▶ **Exercise task**
Extract, in full, the lines below, beginning at the first and ending with the line that contains "(webt) at (220,68)". Pictures do not belong in the copy.

▶ **Data segment**
· · · · ·

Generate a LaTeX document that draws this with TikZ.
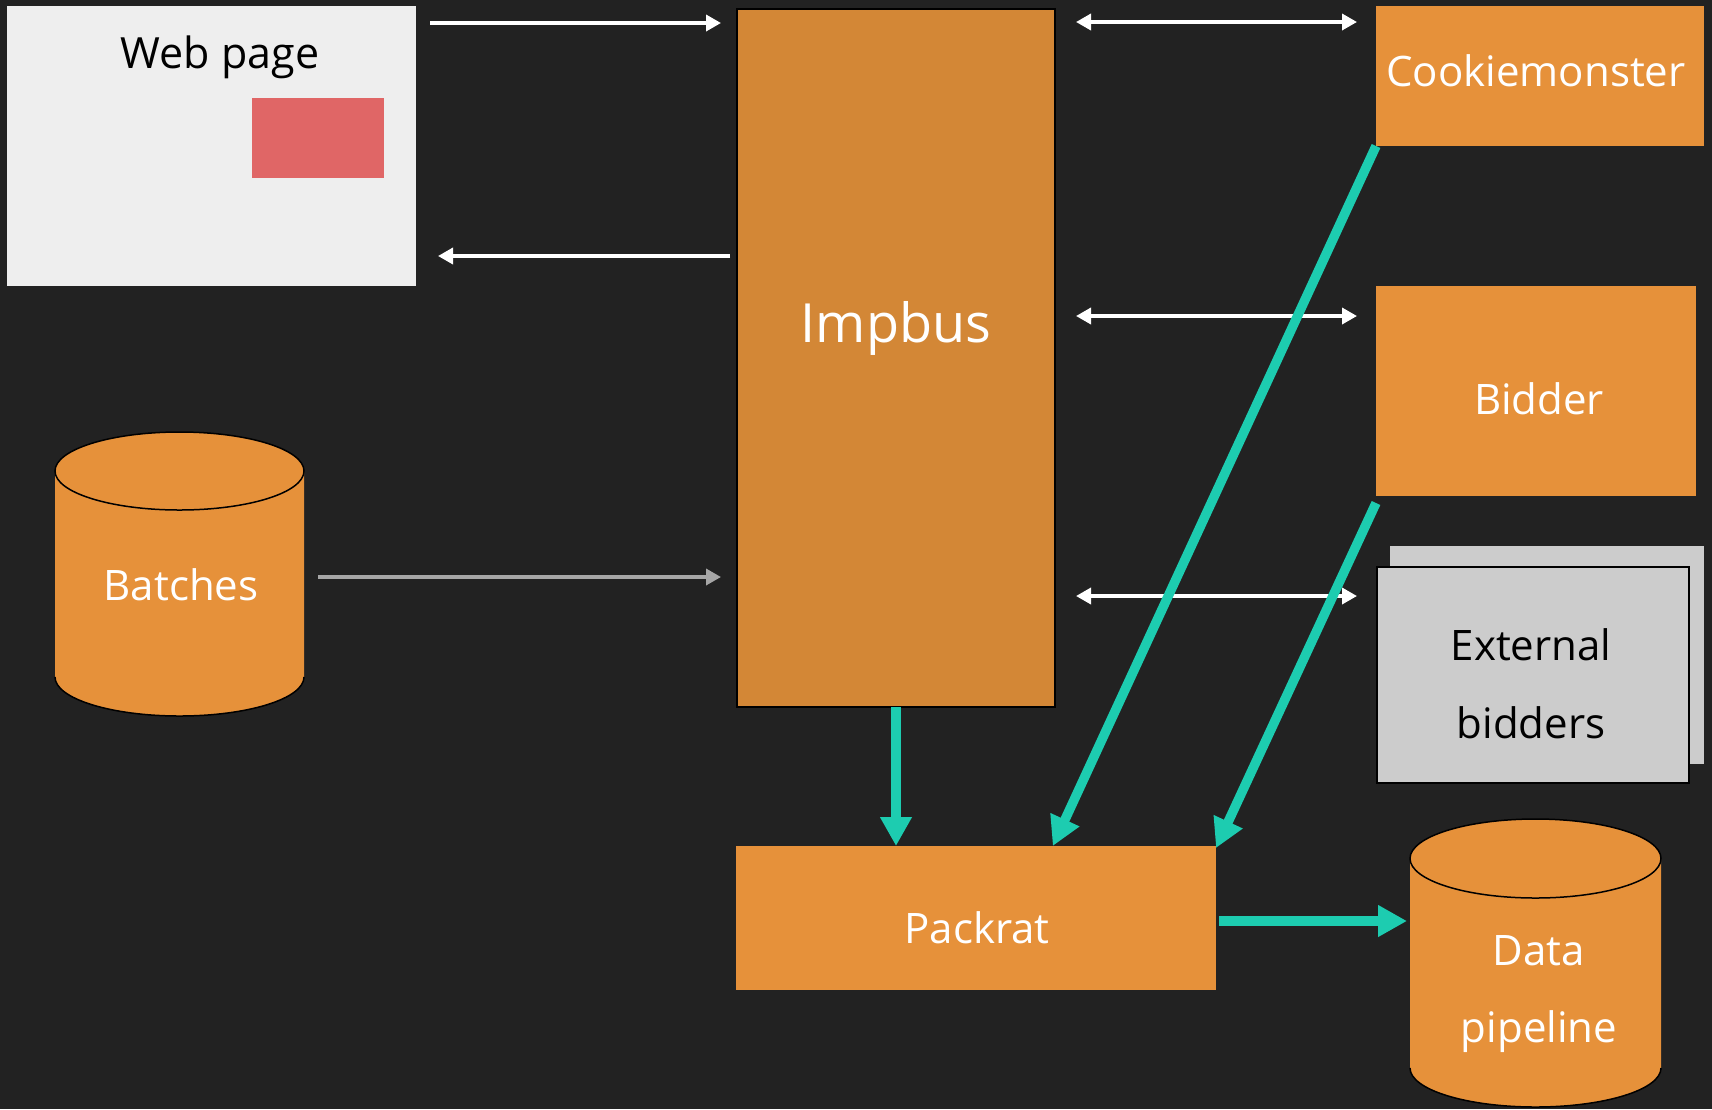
\documentclass[tikz,border=0pt]{standalone}
\usepackage{fontspec}
\setmainfont{Open Sans}
\usetikzlibrary{arrows.meta,calc}
\definecolor{bg}{HTML}{222222}
\definecolor{boxor}{HTML}{E6913A}
\definecolor{busor}{HTML}{D38736}
\definecolor{flowteal}{HTML}{1DCCB0}
\definecolor{pagegray}{HTML}{EEEEEE}
\definecolor{adred}{HTML}{E06666}
\definecolor{extgray}{HTML}{CCCCCC}
\definecolor{batcharrow}{HTML}{A6A6A6}
\begin{document}
\begin{tikzpicture}[x=1pt,y=-1pt,
  box/.style={inner sep=0pt, outer sep=0pt, anchor=north west},
  lbl/.style={anchor=base, inner sep=0pt, text=white, font=\fontsize{42}{78}\selectfont},
  wa/.style={draw=white, line width=3.5pt, -{Triangle[length=15pt,width=16pt]}},
  wd/.style={draw=white, line width=3.5pt, {Triangle[length=15pt,width=16pt]}-{Triangle[length=15pt,width=16pt]}},
  ga/.style={draw=batcharrow, line width=3.5pt, -{Triangle[length=15pt,width=16pt]}},
  ta/.style={draw=flowteal, line width=9.5pt, -{Triangle[length=29pt,width=30pt]}},
  dbfill/.style={fill=boxor},
  dbline/.style={draw=black, line width=1.5pt},
]
% canvas
\fill[bg] (0,0) rectangle (1712,1109);
\useasboundingbox (0,0) rectangle (1712,1109);

% web page with an ad slot
\node[box, fill=pagegray, minimum width=409pt, minimum height=280pt] (web) at (7,6) {};
\node[box, fill=adred, minimum width=132pt, minimum height=80pt] (ad) at (252,98) {};
\node[lbl, text=black, font=\fontsize{43}{50}\selectfont] (webt) at (220,68) {Web page};

% impression bus
\node[box, fill=busor, draw=black, line width=2.5pt, minimum width=318pt, minimum height=698pt] (imp) at (737,9) {};
\node[lbl, font=\fontsize{54}{60}\selectfont] (impt) at (896,342) {Impbus};

% services on the right
\node[box, fill=boxor, minimum width=328pt, minimum height=140pt] (cook) at (1376,6) {};
\node[lbl] (cookt) at (1536,86) {Cookiemonster};
\node[box, fill=boxor, minimum width=320pt, minimum height=210pt] (bid) at (1376,286) {};
\node[lbl] (bidt) at (1539,414) {Bidder};

% stacked external bidders
\node[box, fill=extgray, minimum width=314pt, minimum height=218pt] (extback) at (1390,546) {};
\node[box, fill=extgray, draw=black, line width=2.5pt, minimum width=312pt, minimum height=216pt] (ext) at (1377,567) {};
\node[lbl, text=black] (extt1) at (1531,660) {External};
\node[lbl, text=black] (extt2) at (1531,738) {bidders};

% packrat
\node[box, fill=boxor, minimum width=480pt, minimum height=144pt] (pack) at (736,846) {};
\node[lbl] (packt) at (977,943) {Packrat};

% batches store
\fill[dbfill] (55,471) -- (55,677) arc[start angle=180, end angle=360, x radius=124.5pt, y radius=39pt] -- (304,471) -- cycle;
\draw[dbline] (55,677) arc[start angle=180, end angle=360, x radius=124.5pt, y radius=39pt];
\filldraw[dbfill, dbline] (179.5,471) ellipse[x radius=124.5pt, y radius=39pt];
\node[inner sep=0pt, outer sep=0pt, minimum width=249pt, minimum height=284pt] (bat) at (179.5,574) {};
\node[lbl] (batt) at (181,600) {Batches};

% data pipeline store
\fill[dbfill] (1410,858.5) -- (1410,1068) arc[start angle=180, end angle=360, x radius=125.5pt, y radius=39pt] -- (1661,858.5) -- cycle;
\draw[dbline] (1410,1068) arc[start angle=180, end angle=360, x radius=125.5pt, y radius=39pt];
\filldraw[dbfill, dbline] (1535.5,858.5) ellipse[x radius=125.5pt, y radius=39.5pt];
\node[inner sep=0pt, outer sep=0pt, minimum width=251pt, minimum height=288pt] (pipe) at (1535.5,963) {};
\node[lbl] (pipet1) at (1539,965) {Data};
\node[lbl] (pipet2) at (1539,1042) {pipeline};

% request / response with the page
\draw[wa, shorten <=14pt, shorten >=16pt] (web.east |- 0,23) -- (imp.west |- 0,23);
\draw[wa, shorten <=7pt, shorten >=22pt] (imp.west |- 0,256) -- (web.east |- 0,256);
\draw[ga, shorten <=14pt, shorten >=16pt] (bat.east |- 0,577) -- (imp.west |- 0,577);

% calls between the bus and the services
\draw[wd, shorten <=21pt, shorten >=19pt] (imp.east |- 0,22) -- (cook.west |- 0,22);
\draw[wd, shorten <=21pt, shorten >=19pt] (imp.east |- 0,316) -- (bid.west |- 0,316);
\draw[wd, shorten <=21pt, shorten >=20pt] (imp.east |- 0,596) -- (ext.west |- 0,596);

% logging flows
\draw[ta] (imp.south) -- (imp.south |- pack.north);
\draw[ta] (cook.south west) -- ($(pack.north west)!0.66!(pack.north east)$);
\draw[ta] ([yshift=-7pt]bid.south west) -- ([yshift=-2pt]pack.north east);
\draw[ta, shorten <=3pt, shorten >=3pt] (pack.east |- 0,921) -- (pipe.west |- 0,921);
\end{tikzpicture}
\end{document}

· · · · ·

▶ **Answer to the exercise**
Generate a LaTeX document that draws this with TikZ.
\documentclass[tikz,border=0pt]{standalone}
\usepackage{fontspec}
\setmainfont{Open Sans}
\usetikzlibrary{arrows.meta,calc}
\definecolor{bg}{HTML}{222222}
\definecolor{boxor}{HTML}{E6913A}
\definecolor{busor}{HTML}{D38736}
\definecolor{flowteal}{HTML}{1DCCB0}
\definecolor{pagegray}{HTML}{EEEEEE}
\definecolor{adred}{HTML}{E06666}
\definecolor{extgray}{HTML}{CCCCCC}
\definecolor{batcharrow}{HTML}{A6A6A6}
\begin{document}
\begin{tikzpicture}[x=1pt,y=-1pt,
  box/.style={inner sep=0pt, outer sep=0pt, anchor=north west},
  lbl/.style={anchor=base, inner sep=0pt, text=white, font=\fontsize{42}{78}\selectfont},
  wa/.style={draw=white, line width=3.5pt, -{Triangle[length=15pt,width=16pt]}},
  wd/.style={draw=white, line width=3.5pt, {Triangle[length=15pt,width=16pt]}-{Triangle[length=15pt,width=16pt]}},
  ga/.style={draw=batcharrow, line width=3.5pt, -{Triangle[length=15pt,width=16pt]}},
  ta/.style={draw=flowteal, line width=9.5pt, -{Triangle[length=29pt,width=30pt]}},
  dbfill/.style={fill=boxor},
  dbline/.style={draw=black, line width=1.5pt},
]
% canvas
\fill[bg] (0,0) rectangle (1712,1109);
\useasboundingbox (0,0) rectangle (1712,1109);

% web page with an ad slot
\node[box, fill=pagegray, minimum width=409pt, minimum height=280pt] (web) at (7,6) {};
\node[box, fill=adred, minimum width=132pt, minimum height=80pt] (ad) at (252,98) {};
\node[lbl, text=black, font=\fontsize{43}{50}\selectfont] (webt) at (220,68) {Web page};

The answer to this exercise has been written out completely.